While Mayor Bloomberg – who should really know better at this point - is not alone in his outreach and acceptance of various CAIR figures (and it should be said that CAIR has done a masterful job of promoting itself, as Almontaser stated, as a "prominent civil rights organization" despite its extremist track record and documented support for, and ties to terrorists,) the Department of Justice has branded CAIR an unindicted co-conspirator in the largest terror financing trial in U.S. history, naming the organization as part of the Palestine Committee of the Muslim Brotherhood in the Dallas trial against the Holy Land Foundation for Relief and Development (HLF).
In a December court filing in the Eastern District of Virginia, federal prosecutors described CAIR as "having conspired with other affiliates of the Muslim Brotherhood to support terrorists," and also stated that "proof that the conspirators used deception to conceal from the American public their connections to terrorists was introduced" in both the Chicago trial of two Hamas operatives in 2006 and the HLF trial in 2007.
And let's look back at the IPT's dossier on CAIR to learn more about the CAIR chapter that bestowed a community service award upon Ms. Almontaser:
On October 5, 2001, [CAIR-New York] encouraged its constituents to write letters to the The New York Times saying "two of the 19 suspects: Abdulaziz Alomari and Saeed Alghamdi could not have been on the hijacked planes because they are still alive and are working in Saudi Arabia…Last week, the father of Mohamed Atta…was interviewed on the Egyptian Satellite Arabic Channel and said that his son, Mohamed Atta, was well and alive working now in the Untied Arab Emirates!…If three of the 19 suspected ‘hijackers' are still alive, who were the other 16? The important questions are: Who is impersonating these three Muslim Arabs? Why are Muslim Arabs been (sic) implicated in this terrorism? And, who could ‘benefit' from this horrific tragedy?"
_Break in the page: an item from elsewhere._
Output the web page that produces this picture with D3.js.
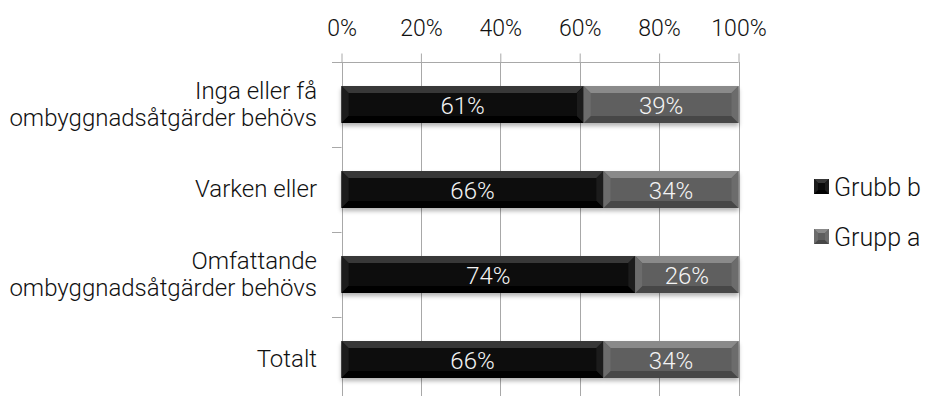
<!DOCTYPE html>
<html>
<head>
<meta charset="utf-8">
<script src="https://cdn.jsdelivr.net/npm/d3@7"></script>
<style>
  html, body { margin: 0; padding: 0; background: #fff; }
  svg { display: block; }
  text { font-family: Roboto, "DejaVu Sans", sans-serif; font-weight: 300; }
</style>
</head>
<body>
<svg id="chart" width="931" height="396"></svg>
<script>
// Categories (top to bottom), each label split into lines
const categories = [
  ["Inga eller få", "ombyggnadsåtgärder behövs"],
  ["Varken eller"],
  ["Omfattande", "ombyggnadsåtgärder behövs"],
  ["Totalt"]
];
const seriesNames = ["Grubb b", "Grupp a"];
const grubbB = [61, 66, 74, 66];
const gruppA = [39, 34, 26, 34];
const tickValues = [0, 20, 40, 60, 80, 100];

const svg = d3.select("#chart");
const plotLeft = 341.5, plotRight = 738.5, plotTop = 62, plotBottom = 402;

const x = d3.scaleLinear().domain([0, 100]).range([plotLeft, plotRight]);
const y = d3.scaleBand().domain(d3.range(categories.length)).range([plotTop, plotBottom])
  .paddingInner(0.565).paddingOuter(0.2825);

const colors = [
  { base: "#0b0b0b", top: "#383838", side: "#1c1c1c", bottom: "#000000" },
  { base: "#5e5e5e", top: "#8a8a8a", side: "#6c6c6c", bottom: "#474747" }
];

const defs = svg.append("defs");
const shadow = defs.append("filter").attr("id", "shadow")
  .attr("x", "-5%").attr("y", "-20%").attr("width", "110%").attr("height", "160%");
shadow.append("feDropShadow").attr("dx", 0).attr("dy", 3).attr("stdDeviation", 2)
  .attr("flood-color", "#000").attr("flood-opacity", 0.3);

// gridlines
svg.append("g").selectAll("line").data(tickValues.slice(1)).join("line")
  .attr("x1", d => Math.round(x(d)) + 0.5).attr("x2", d => Math.round(x(d)) + 0.5)
  .attr("y1", plotTop).attr("y2", plotBottom)
  .attr("stroke", "#a8a8a8").attr("stroke-width", 1);

// top axis
const xAxis = d3.axisTop(x).tickValues(tickValues).tickFormat(d => d + "%").tickSize(9).tickPadding(18);
const gx = svg.append("g").attr("transform", `translate(0,${plotTop + 0.5})`).call(xAxis);
gx.select(".domain").attr("stroke", "#a8a8a8").attr("d", `M${plotLeft - 9.5},0H${plotRight}`);
gx.selectAll(".tick line").attr("stroke", "#a8a8a8");
gx.selectAll(".tick text").attr("fill", "#111").style("font-size", "23px")
  .attr("font-family", null).attr("dy", null);
gx.attr("font-family", null).attr("font-size", null);

// left axis line and ticks between categories
svg.append("line").attr("x1", Math.round(plotLeft) + 0.5).attr("x2", Math.round(plotLeft) + 0.5)
  .attr("y1", plotTop).attr("y2", plotBottom).attr("stroke", "#a8a8a8");
const bounds = d3.range(categories.length + 1).map(i => plotTop + i * y.step());
svg.append("g").selectAll("line").data(bounds).join("line")
  .attr("x1", plotLeft - 9.5).attr("x2", plotLeft)
  .attr("y1", d => Math.round(d) + 0.5).attr("y2", d => Math.round(d) + 0.5)
  .attr("stroke", "#a8a8a8");

// category labels
const lineH = 27;
const catG = svg.append("g");
categories.forEach((lines, i) => {
  const cy = y(i) + y.bandwidth() / 2;
  const t = catG.append("text").attr("x", 317).attr("text-anchor", "end")
    .attr("fill", "#111").style("font-size", "24px");
  lines.forEach((ln, j) => {
    t.append("tspan").attr("x", 317)
      .attr("y", cy + 7.5 + (j - (lines.length - 1) / 2) * lineH)
      .text(ln);
  });
});

// beveled segment
function bevelRect(g, x0, y0, w, h, c, b) {
  const seg = g.append("g");
  seg.append("rect").attr("x", x0).attr("y", y0).attr("width", w).attr("height", h).attr("fill", c.base);
  const x1 = x0 + w, y1 = y0 + h;
  const poly = (pts, fill) => seg.append("polygon").attr("points", pts.map(p => p.join(",")).join(" ")).attr("fill", fill);
  poly([[x0, y0], [x1, y0], [x1 - b, y0 + b], [x0 + b, y0 + b]], c.top);
  poly([[x0, y1], [x1, y1], [x1 - b, y1 - b], [x0 + b, y1 - b]], c.bottom);
  poly([[x0, y0], [x0 + b, y0 + b], [x0 + b, y1 - b], [x0, y1]], c.side);
  poly([[x1, y0], [x1 - b, y0 + b], [x1 - b, y1 - b], [x1, y1]], c.side);
  return seg;
}

// bars
const series = [grubbB, gruppA];
const barsG = svg.append("g");
categories.forEach((_, i) => {
  const row = barsG.append("g").attr("filter", "url(#shadow)");
  let acc = 0;
  series.forEach((vals, s) => {
    const v = vals[i];
    const x0 = x(acc), x1 = x(acc + v);
    bevelRect(row, x0, y(i), x1 - x0, y.bandwidth(), colors[s], 7);
    acc += v;
  });
  acc = 0;
  series.forEach((vals, s) => {
    const v = vals[i];
    barsG.append("text")
      .attr("x", (x(acc) + x(acc + v)) / 2)
      .attr("y", y(i) + y.bandwidth() / 2 + 9.5)
      .attr("text-anchor", "middle").attr("fill", "#f4f4f4")
      .style("font-size", "24px")
      .text(v + "%");
    acc += v;
  });
});

// legend
const legend = svg.append("g");
seriesNames.forEach((name, s) => {
  const ly = 179 + s * 50;
  bevelRect(legend, 814, ly, 15, 15, colors[s], 4);
  legend.append("text").attr("x", 834).attr("y", ly + 16.5)
    .attr("fill", "#111").style("font-size", "25px").text(name);
});
</script>
</body>
</html>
[CAIR NY Executive director Ghazi] Khankan, at a CAIR fundraiser in Vienna Va. Tow days later, asked, "Why is it assumed that Muslims were behind the attack on September 11? …We know for sure at least three (people) supposed to be hijackers, who are still alive in the Middle East. The question is, who is impersonating these Muslim names? Who benefits from assuming that Muslims are behind this tragedy, and who benefits from this tragedy?"
At no point did CAIR publicly rebuke Khankan or disassociate itself from his statements. Khankan was at it again in an Oct. 14, 2001 Newsday article. Atta, he said yet again, was alive and well in the United Arab Emirates, the victim of a stolen passport. "Yet the FBI insists he was one of the hijackers. Why hasn't the media reported this?" He insisted at least two hijackers were in Saudi Arabia in a subsequent Newsday story four days later. "I spoke with the Saudi ambassador recently and he confirmed that. So who stole their identities and for what purpose? And who really benefits from such a horrible tragedy that is blamed on Muslims and Arabs?"
In 1998, CAIR co-sponsored an extremist conference in Brooklyn, at which radical cleric Wagdy Ghoneim led the crowd in a song with the lyrics, "No to the Jews, Descendants of the Apes." CAIR officials vigorously defended Ghoneim in his deportation proceedings in Southern California years later. CAIR Southern California Executive Director Hussam Ayloush called Ghoneim's decision to voluntarily leave the U.S. rather than being kicked out as a "dent in our civil rights struggle." And CAIR's major campaign these days is on behalf of the aforementioned Al-Arian.
If Ms. Almontaser is somehow trying to rebuild her credibility by reaching out to CAIR, she has made a grave error. If there was any doubt before that Ms. Almontaser was unfit to lead a public school teaching America's children, she has put that to rest by her embrace of America's foremost Muslim Brotherhood and Hamas-linked front group.